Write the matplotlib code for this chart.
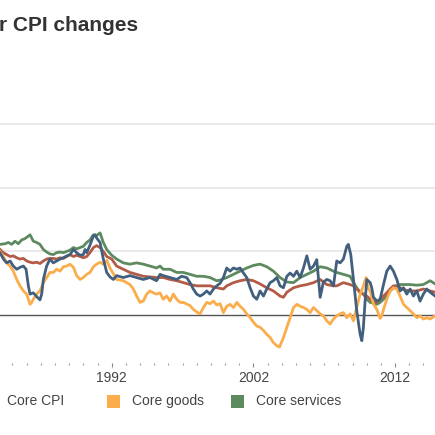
****************************************
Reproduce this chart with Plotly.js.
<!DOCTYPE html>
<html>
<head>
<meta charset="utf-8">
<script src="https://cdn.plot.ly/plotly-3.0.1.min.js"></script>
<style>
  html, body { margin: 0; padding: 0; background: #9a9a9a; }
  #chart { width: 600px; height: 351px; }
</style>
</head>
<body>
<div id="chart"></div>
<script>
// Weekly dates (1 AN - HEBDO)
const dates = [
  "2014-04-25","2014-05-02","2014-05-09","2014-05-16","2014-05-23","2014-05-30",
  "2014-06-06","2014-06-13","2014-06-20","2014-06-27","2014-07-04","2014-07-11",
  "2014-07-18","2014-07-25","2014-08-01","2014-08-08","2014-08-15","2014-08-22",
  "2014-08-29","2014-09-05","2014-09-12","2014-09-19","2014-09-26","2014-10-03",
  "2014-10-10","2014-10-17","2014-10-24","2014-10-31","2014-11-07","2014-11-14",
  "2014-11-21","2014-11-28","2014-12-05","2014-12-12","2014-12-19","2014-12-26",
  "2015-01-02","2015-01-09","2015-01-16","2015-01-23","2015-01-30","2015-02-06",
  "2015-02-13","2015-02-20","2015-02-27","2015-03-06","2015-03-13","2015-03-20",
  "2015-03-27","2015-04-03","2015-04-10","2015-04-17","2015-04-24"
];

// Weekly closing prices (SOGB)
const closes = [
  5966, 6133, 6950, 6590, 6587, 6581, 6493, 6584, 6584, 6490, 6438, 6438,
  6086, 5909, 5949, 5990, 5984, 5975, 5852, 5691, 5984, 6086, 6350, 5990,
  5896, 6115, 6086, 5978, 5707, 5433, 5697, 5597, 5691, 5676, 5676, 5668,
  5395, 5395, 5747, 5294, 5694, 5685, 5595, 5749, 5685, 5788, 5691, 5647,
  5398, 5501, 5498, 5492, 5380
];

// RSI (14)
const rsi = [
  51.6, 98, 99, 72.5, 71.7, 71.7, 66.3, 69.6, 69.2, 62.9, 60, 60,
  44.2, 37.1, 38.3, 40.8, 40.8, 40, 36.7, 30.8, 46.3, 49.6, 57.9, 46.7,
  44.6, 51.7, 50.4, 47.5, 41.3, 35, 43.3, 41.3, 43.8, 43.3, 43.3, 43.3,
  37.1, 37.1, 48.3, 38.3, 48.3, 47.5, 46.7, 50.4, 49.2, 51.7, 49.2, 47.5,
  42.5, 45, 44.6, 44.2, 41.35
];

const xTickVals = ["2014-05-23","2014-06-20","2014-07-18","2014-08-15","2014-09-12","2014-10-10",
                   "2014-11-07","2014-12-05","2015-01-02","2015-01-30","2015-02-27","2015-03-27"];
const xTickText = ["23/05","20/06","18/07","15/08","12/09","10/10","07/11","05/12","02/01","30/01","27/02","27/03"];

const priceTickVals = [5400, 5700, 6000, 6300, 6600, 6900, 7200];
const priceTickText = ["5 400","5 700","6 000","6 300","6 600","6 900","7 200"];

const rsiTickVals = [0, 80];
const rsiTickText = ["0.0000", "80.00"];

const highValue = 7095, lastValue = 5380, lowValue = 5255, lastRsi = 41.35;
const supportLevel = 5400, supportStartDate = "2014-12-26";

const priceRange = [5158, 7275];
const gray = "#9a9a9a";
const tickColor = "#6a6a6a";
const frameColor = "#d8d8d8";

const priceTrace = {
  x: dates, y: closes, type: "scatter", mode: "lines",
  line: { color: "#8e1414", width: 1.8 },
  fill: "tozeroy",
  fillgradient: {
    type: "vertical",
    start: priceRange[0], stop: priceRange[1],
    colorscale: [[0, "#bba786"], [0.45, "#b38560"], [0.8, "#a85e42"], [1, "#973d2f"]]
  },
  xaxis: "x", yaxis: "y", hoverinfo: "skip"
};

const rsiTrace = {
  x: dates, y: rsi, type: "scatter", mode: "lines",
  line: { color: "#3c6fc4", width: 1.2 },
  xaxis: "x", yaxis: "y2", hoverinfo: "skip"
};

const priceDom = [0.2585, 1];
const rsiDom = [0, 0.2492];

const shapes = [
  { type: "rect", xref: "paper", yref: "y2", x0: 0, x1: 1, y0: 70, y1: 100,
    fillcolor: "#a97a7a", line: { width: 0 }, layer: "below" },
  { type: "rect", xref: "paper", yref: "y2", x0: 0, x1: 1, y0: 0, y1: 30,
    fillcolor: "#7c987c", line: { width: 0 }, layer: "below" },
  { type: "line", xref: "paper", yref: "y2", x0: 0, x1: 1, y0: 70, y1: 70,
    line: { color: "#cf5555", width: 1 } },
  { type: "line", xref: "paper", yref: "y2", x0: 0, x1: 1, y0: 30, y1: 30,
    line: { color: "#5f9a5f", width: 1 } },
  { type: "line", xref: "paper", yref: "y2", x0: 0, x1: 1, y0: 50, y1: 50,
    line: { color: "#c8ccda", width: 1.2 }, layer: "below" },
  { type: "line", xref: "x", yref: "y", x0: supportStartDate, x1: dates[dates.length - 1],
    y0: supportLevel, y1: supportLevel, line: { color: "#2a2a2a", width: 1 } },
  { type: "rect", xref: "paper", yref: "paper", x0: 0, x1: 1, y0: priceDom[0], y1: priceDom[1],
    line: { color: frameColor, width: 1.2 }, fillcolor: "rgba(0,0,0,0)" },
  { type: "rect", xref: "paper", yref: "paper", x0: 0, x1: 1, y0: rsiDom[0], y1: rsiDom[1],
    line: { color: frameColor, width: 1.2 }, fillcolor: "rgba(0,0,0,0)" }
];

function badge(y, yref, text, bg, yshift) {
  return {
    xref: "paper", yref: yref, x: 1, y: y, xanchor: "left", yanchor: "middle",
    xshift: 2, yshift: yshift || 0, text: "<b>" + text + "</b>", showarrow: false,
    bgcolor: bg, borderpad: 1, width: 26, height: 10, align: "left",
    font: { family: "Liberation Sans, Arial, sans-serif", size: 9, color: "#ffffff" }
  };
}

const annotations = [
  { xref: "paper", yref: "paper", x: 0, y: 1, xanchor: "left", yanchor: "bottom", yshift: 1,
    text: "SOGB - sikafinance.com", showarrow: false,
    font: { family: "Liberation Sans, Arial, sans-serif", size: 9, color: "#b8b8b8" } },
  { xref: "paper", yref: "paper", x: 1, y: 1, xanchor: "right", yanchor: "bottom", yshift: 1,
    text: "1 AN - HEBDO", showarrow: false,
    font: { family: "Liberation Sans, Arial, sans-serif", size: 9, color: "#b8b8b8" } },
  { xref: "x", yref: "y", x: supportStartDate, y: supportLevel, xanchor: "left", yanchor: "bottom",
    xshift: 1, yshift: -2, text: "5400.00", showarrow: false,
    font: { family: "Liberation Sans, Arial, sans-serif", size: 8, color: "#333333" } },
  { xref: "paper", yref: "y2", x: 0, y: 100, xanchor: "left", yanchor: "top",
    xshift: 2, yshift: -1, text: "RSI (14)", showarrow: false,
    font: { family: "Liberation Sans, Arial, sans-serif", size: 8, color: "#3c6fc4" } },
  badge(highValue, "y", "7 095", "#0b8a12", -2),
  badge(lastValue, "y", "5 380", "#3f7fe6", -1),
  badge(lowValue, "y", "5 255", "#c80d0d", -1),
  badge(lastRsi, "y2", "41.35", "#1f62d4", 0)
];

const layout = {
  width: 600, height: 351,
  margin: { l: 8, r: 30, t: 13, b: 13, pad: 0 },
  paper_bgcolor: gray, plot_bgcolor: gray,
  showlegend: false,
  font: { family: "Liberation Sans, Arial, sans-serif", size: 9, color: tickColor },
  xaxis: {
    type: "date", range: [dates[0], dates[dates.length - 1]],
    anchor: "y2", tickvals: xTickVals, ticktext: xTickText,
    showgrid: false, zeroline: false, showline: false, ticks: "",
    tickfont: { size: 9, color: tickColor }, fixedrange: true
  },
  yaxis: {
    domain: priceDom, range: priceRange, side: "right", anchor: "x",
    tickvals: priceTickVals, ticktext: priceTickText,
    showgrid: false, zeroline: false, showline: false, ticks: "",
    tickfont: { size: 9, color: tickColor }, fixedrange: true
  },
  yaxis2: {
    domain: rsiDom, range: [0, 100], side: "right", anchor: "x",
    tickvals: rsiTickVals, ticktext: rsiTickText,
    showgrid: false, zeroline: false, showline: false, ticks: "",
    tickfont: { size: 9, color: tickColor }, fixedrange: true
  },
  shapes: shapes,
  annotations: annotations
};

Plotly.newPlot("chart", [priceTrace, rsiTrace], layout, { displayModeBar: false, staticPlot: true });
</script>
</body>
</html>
****************************************
### Task statement:
Gather all lines where the word "chart" appears.

### Solution to this problem:
Write the matplotlib code for this chart.
Reproduce this chart with Plotly.js.
  #chart { width: 600px; height: 351px; }
<div id="chart"></div>
Plotly.newPlot("chart", [priceTrace, rsiTrace], layout, { displayModeBar: false, staticPlot: true });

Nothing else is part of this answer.